The complex and multifaceted relationship between Islam and human rights has given rise to increasingly high-profile debates over the past decade – both in the Islamic world and in Western contexts.
While the Arab Spring of 2011 appeared to hail a new era of dramatic political change, later developments have belied the early optimism of reformers in the region. Reform processes have stalled or reversed as violence and heightened instability mark the region. Against this background, those voices contending that there is a fundamental incompatibility between the values of Islamic Sharia and human rights are finding growing resonance.
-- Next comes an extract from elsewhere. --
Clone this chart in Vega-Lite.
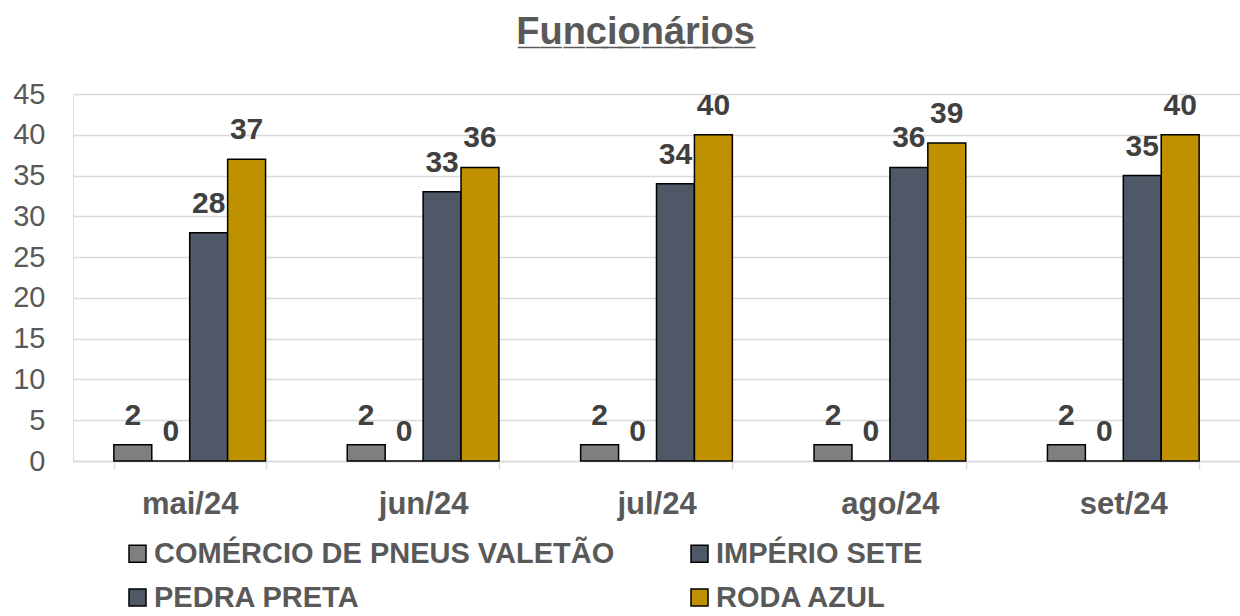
{
  "$schema": "https://vega.github.io/schema/vega-lite/v6.json",
  "width": 1167,
  "height": 367,
  "autosize": {"type": "none"},
  "padding": {"left": 73, "top": 94, "right": 0, "bottom": 155},
  "background": "white",
  "title": {
    "text": "F̲u̲n̲c̲i̲o̲n̲á̲r̲i̲o̲s̲",
    "font": "Liberation Sans",
    "fontSize": 38,
    "fontWeight": "bold",
    "color": "#595959",
    "anchor": "middle",
    "frame": "group",
    "offset": 28,
    "dx": -21
  },
  "data": {
    "values": [
      {"mes": "mai/24", "serie": "COMÉRCIO DE PNEUS VALETÃO", "valor": 2},
      {"mes": "mai/24", "serie": "IMPÉRIO SETE", "valor": 0},
      {"mes": "mai/24", "serie": "PEDRA PRETA", "valor": 28},
      {"mes": "mai/24", "serie": "RODA AZUL", "valor": 37},
      {"mes": "jun/24", "serie": "COMÉRCIO DE PNEUS VALETÃO", "valor": 2},
      {"mes": "jun/24", "serie": "IMPÉRIO SETE", "valor": 0},
      {"mes": "jun/24", "serie": "PEDRA PRETA", "valor": 33},
      {"mes": "jun/24", "serie": "RODA AZUL", "valor": 36},
      {"mes": "jul/24", "serie": "COMÉRCIO DE PNEUS VALETÃO", "valor": 2},
      {"mes": "jul/24", "serie": "IMPÉRIO SETE", "valor": 0},
      {"mes": "jul/24", "serie": "PEDRA PRETA", "valor": 34},
      {"mes": "jul/24", "serie": "RODA AZUL", "valor": 40},
      {"mes": "ago/24", "serie": "COMÉRCIO DE PNEUS VALETÃO", "valor": 2},
      {"mes": "ago/24", "serie": "IMPÉRIO SETE", "valor": 0},
      {"mes": "ago/24", "serie": "PEDRA PRETA", "valor": 36},
      {"mes": "ago/24", "serie": "RODA AZUL", "valor": 39},
      {"mes": "set/24", "serie": "COMÉRCIO DE PNEUS VALETÃO", "valor": 2},
      {"mes": "set/24", "serie": "IMPÉRIO SETE", "valor": 0},
      {"mes": "set/24", "serie": "PEDRA PRETA", "valor": 35},
      {"mes": "set/24", "serie": "RODA AZUL", "valor": 40}
    ]
  },
  "encoding": {
    "x": {
      "field": "mes",
      "type": "nominal",
      "sort": ["mai/24", "jun/24", "jul/24", "ago/24", "set/24"],
      "scale": {"paddingInner": 0.35, "paddingOuter": 0.175},
      "axis": {
        "title": null,
        "labelAngle": 0,
        "labelFont": "Liberation Sans",
        "labelFontSize": 31,
        "labelFontWeight": "bold",
        "labelColor": "#595959",
        "labelPadding": 20,
        "domainColor": "#d9d9d9",
        "domainWidth": 1.5,
        "tickColor": "#d9d9d9",
        "tickWidth": 1.5,
        "tickSize": 8,
        "tickBand": "extent",
        "grid": false
      }
    },
    "xOffset": {
      "field": "serie",
      "type": "nominal",
      "sort": ["COMÉRCIO DE PNEUS VALETÃO", "IMPÉRIO SETE", "PEDRA PRETA", "RODA AZUL"],
      "scale": {"paddingInner": 0, "paddingOuter": 0}
    },
    "y": {
      "field": "valor",
      "type": "quantitative",
      "scale": {"domain": [0, 45], "nice": false},
      "axis": {
        "title": null,
        "values": [0, 5, 10, 15, 20, 25, 30, 35, 40, 45],
        "labelFont": "Liberation Sans",
        "labelFontSize": 29,
        "labelColor": "#595959",
        "labelPadding": 28,
        "tickSize": 0,
        "domain": false,
        "gridColor": "#d9d9d9",
        "gridWidth": 1.5
      }
    }
  },
  "layer": [
    {
      "mark": {"type": "bar", "stroke": "black", "strokeWidth": 1.5},
      "encoding": {
        "color": {
          "field": "serie",
          "type": "nominal",
          "scale": {
            "domain": ["COMÉRCIO DE PNEUS VALETÃO", "IMPÉRIO SETE", "PEDRA PRETA", "RODA AZUL"],
            "range": ["#7f7f7f", "#4f5866", "#4f5866", "#bf9000"]
          },
          "legend": {
            "title": null,
            "orient": "none",
            "legendX": 50,
            "legendY": 445,
            "direction": "horizontal",
            "columns": 2,
            "columnPadding": 70,
            "rowPadding": 14,
            "symbolType": "square",
            "symbolSize": 289,
            "symbolStrokeColor": "black",
            "symbolStrokeWidth": 1.5,
            "labelFont": "Liberation Sans",
            "labelFontSize": 29,
            "labelFontWeight": "bold",
            "labelColor": "#595959",
            "labelOffset": 2,
            "labelLimit": 0
          }
        }
      }
    },
    {
      "mark": {
        "type": "text",
        "font": "Liberation Sans",
        "fontSize": 30,
        "fontWeight": "bold",
        "color": "#404040",
        "baseline": "alphabetic",
        "dy": -20
      },
      "encoding": {
        "text": {"field": "valor", "type": "quantitative"}
      }
    }
  ]
}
In European and Western democratic states, the debate is shaped by the presence of Muslim minorities, such that the focus has substantially shifted from general doctrinal questions to questions
of how European Muslims understand human rights and the role Sharia plays in their daily life. This one-day international conference brings together leading scholars whose works have shaped current debates on the relationship of Islam and human rights as well as on wider questions of religious freedom. Through their individual presentations and exchanges we hope to foster a rich dialogue that engages questions concerning the current situation of human rights in the Muslim majority context and the place of Islam in Western societies.
While addressing the often-posed question of the ‘reconciliation’ of Islam and human rights, the conference will seek to move beyond this binary framing of the subject, forcing us to probe our perhaps preconceived understandings of the universality of human rights and the presumed secularity of many of our national states.